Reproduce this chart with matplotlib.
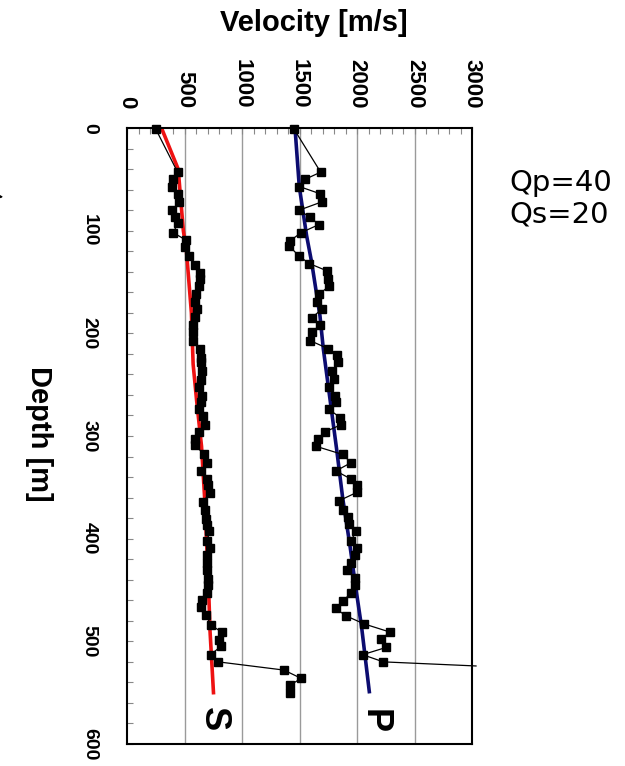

---

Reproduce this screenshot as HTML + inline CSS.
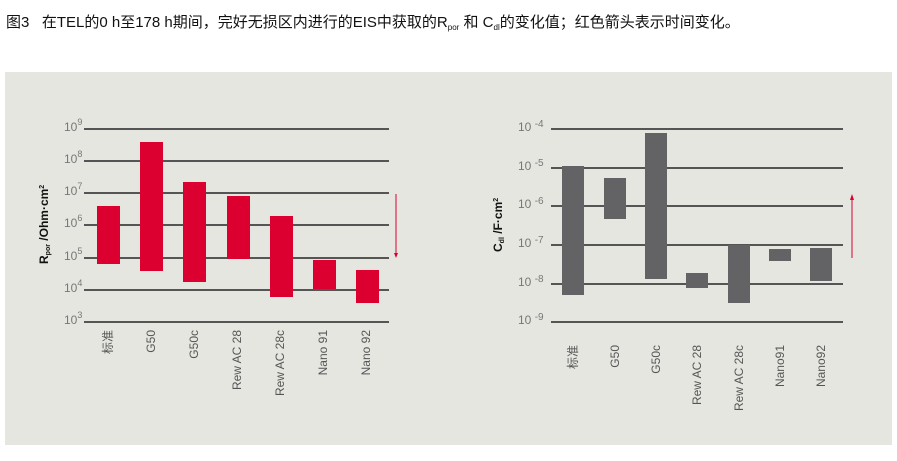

* * *

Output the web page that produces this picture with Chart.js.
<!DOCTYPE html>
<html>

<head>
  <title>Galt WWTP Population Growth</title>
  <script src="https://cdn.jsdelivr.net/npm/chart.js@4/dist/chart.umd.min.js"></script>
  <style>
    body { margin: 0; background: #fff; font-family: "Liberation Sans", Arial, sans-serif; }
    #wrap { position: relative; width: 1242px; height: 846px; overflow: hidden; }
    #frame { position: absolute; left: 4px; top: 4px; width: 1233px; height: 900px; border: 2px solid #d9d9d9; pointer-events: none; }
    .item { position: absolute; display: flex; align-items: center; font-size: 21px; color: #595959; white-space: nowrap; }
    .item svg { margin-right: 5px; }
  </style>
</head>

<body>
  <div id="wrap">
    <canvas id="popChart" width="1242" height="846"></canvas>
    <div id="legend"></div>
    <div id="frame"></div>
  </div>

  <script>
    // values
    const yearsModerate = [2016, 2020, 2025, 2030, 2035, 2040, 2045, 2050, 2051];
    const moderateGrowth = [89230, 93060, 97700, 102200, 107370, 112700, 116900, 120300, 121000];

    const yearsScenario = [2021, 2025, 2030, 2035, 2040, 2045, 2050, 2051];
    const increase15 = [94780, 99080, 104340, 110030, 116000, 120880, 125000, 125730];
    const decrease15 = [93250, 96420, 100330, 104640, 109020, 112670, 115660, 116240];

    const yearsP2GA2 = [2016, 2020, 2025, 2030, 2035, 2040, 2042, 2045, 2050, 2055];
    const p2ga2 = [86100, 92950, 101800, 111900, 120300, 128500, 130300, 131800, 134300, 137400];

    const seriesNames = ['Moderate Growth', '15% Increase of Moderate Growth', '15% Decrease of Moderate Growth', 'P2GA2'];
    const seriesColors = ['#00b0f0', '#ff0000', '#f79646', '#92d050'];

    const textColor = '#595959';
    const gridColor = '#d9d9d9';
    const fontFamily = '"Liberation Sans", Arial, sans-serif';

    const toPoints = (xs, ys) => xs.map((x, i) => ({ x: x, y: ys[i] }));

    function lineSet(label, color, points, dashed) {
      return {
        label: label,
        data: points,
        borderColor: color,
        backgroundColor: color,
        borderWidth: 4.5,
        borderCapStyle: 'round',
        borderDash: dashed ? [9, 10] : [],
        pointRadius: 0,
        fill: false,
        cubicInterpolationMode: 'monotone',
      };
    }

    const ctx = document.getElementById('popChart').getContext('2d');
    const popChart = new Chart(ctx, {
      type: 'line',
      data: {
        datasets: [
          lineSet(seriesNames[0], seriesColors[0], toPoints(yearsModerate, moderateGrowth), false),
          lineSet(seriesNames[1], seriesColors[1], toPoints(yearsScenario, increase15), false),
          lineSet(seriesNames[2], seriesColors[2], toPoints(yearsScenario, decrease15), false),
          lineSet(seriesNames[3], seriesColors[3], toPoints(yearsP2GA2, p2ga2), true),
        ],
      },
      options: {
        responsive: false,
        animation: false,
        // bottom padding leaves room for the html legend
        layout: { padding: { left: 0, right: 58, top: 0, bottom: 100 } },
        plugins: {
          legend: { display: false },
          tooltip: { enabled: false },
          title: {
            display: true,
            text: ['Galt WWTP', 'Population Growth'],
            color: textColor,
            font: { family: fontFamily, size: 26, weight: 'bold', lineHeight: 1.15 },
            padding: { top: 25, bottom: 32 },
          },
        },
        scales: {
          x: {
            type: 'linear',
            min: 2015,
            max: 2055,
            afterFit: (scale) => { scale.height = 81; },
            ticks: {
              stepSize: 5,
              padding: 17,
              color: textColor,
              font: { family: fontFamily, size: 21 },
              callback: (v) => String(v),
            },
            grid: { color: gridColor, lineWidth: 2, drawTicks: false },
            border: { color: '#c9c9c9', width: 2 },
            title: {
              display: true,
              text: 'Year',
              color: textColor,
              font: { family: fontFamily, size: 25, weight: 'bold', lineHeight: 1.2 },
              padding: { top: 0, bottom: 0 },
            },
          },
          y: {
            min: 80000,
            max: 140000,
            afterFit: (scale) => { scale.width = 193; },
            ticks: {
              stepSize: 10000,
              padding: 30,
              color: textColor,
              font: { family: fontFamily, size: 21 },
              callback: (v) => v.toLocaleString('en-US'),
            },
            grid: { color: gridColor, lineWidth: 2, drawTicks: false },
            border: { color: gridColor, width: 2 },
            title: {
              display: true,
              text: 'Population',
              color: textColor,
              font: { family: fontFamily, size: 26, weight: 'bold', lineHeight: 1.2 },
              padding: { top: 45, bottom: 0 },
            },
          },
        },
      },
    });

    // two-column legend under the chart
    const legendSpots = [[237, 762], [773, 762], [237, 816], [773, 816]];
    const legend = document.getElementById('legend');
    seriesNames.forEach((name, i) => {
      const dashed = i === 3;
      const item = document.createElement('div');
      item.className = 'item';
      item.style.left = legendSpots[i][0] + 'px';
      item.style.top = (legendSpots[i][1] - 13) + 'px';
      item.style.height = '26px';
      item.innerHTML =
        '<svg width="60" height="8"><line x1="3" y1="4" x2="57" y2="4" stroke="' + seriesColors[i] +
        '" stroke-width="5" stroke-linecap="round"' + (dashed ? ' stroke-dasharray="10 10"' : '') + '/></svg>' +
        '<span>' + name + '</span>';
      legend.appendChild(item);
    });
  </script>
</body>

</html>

EXERCISE BRIEF:
Select every line in the material above where the string "this" occurs, and copy it.

EXERCISE OUTPUT:
Reproduce this chart with matplotlib.
Reproduce this screenshot as HTML + inline CSS.
Output the web page that produces this picture with Chart.js.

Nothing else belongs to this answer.